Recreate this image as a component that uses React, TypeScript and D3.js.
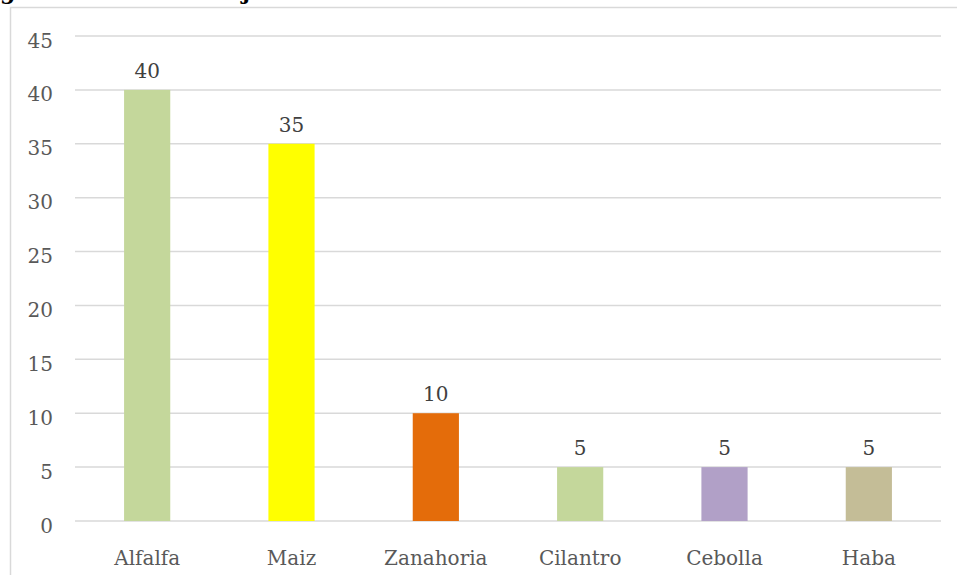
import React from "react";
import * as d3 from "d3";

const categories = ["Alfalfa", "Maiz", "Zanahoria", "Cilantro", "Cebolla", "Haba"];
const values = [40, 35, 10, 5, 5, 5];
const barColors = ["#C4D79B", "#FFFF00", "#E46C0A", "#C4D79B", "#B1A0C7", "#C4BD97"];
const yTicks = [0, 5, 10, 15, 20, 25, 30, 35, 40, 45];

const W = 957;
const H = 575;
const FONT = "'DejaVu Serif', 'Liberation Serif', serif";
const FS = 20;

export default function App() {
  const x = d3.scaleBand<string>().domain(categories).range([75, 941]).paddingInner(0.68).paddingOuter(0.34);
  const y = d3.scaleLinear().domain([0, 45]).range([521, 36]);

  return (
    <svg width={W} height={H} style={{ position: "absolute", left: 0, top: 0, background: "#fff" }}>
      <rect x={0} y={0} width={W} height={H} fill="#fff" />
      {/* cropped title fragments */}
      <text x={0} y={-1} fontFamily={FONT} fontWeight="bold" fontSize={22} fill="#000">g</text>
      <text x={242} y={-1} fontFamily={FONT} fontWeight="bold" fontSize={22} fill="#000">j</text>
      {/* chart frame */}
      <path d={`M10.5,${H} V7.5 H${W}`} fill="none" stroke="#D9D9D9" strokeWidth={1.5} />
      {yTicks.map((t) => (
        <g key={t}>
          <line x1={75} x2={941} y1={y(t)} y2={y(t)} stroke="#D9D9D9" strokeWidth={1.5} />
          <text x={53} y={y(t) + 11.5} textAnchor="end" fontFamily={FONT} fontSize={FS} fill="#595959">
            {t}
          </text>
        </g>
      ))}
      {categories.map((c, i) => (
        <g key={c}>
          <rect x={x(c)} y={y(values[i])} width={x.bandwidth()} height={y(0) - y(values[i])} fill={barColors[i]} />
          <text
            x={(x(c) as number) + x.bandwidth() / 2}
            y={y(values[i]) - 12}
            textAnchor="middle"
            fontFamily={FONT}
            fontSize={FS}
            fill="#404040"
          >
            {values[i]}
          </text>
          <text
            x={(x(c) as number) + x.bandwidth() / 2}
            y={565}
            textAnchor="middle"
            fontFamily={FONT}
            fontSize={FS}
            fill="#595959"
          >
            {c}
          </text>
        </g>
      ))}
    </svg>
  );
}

= = = =

◆ WHAT IS REQUIRED: Copy the material exactly. Do not include the pictures.

◆ RIGHT ANSWER:
Recreate this image as a component that uses React, TypeScript and D3.js.
import React from "react";
import * as d3 from "d3";

const categories = ["Alfalfa", "Maiz", "Zanahoria", "Cilantro", "Cebolla", "Haba"];
const values = [40, 35, 10, 5, 5, 5];
const barColors = ["#C4D79B", "#FFFF00", "#E46C0A", "#C4D79B", "#B1A0C7", "#C4BD97"];
const yTicks = [0, 5, 10, 15, 20, 25, 30, 35, 40, 45];

const W = 957;
const H = 575;
const FONT = "'DejaVu Serif', 'Liberation Serif', serif";
const FS = 20;

export default function App() {
  const x = d3.scaleBand<string>().domain(categories).range([75, 941]).paddingInner(0.68).paddingOuter(0.34);
  const y = d3.scaleLinear().domain([0, 45]).range([521, 36]);

  return (
    <svg width={W} height={H} style={{ position: "absolute", left: 0, top: 0, background: "#fff" }}>
      <rect x={0} y={0} width={W} height={H} fill="#fff" />
      {/* cropped title fragments */}
      <text x={0} y={-1} fontFamily={FONT} fontWeight="bold" fontSize={22} fill="#000">g</text>
      <text x={242} y={-1} fontFamily={FONT} fontWeight="bold" fontSize={22} fill="#000">j</text>
      {/* chart frame */}
      <path d={`M10.5,${H} V7.5 H${W}`} fill="none" stroke="#D9D9D9" strokeWidth={1.5} />
      {yTicks.map((t) => (
        <g key={t}>
          <line x1={75} x2={941} y1={y(t)} y2={y(t)} stroke="#D9D9D9" strokeWidth={1.5} />
          <text x={53} y={y(t) + 11.5} textAnchor="end" fontFamily={FONT} fontSize={FS} fill="#595959">
            {t}
          </text>
        </g>
      ))}
      {categories.map((c, i) => (
        <g key={c}>
          <rect x={x(c)} y={y(values[i])} width={x.bandwidth()} height={y(0) - y(values[i])} fill={barColors[i]} />
          <text
            x={(x(c) as number) + x.bandwidth() / 2}
            y={y(values[i]) - 12}
            textAnchor="middle"
            fontFamily={FONT}
            fontSize={FS}
            fill="#404040"
          >
            {values[i]}
          </text>
          <text
            x={(x(c) as number) + x.bandwidth() / 2}
            y={565}
            textAnchor="middle"
            fontFamily={FONT}
            fontSize={FS}
            fill="#595959"
          >
            {c}
          </text>
        </g>
      ))}
    </svg>
  );
}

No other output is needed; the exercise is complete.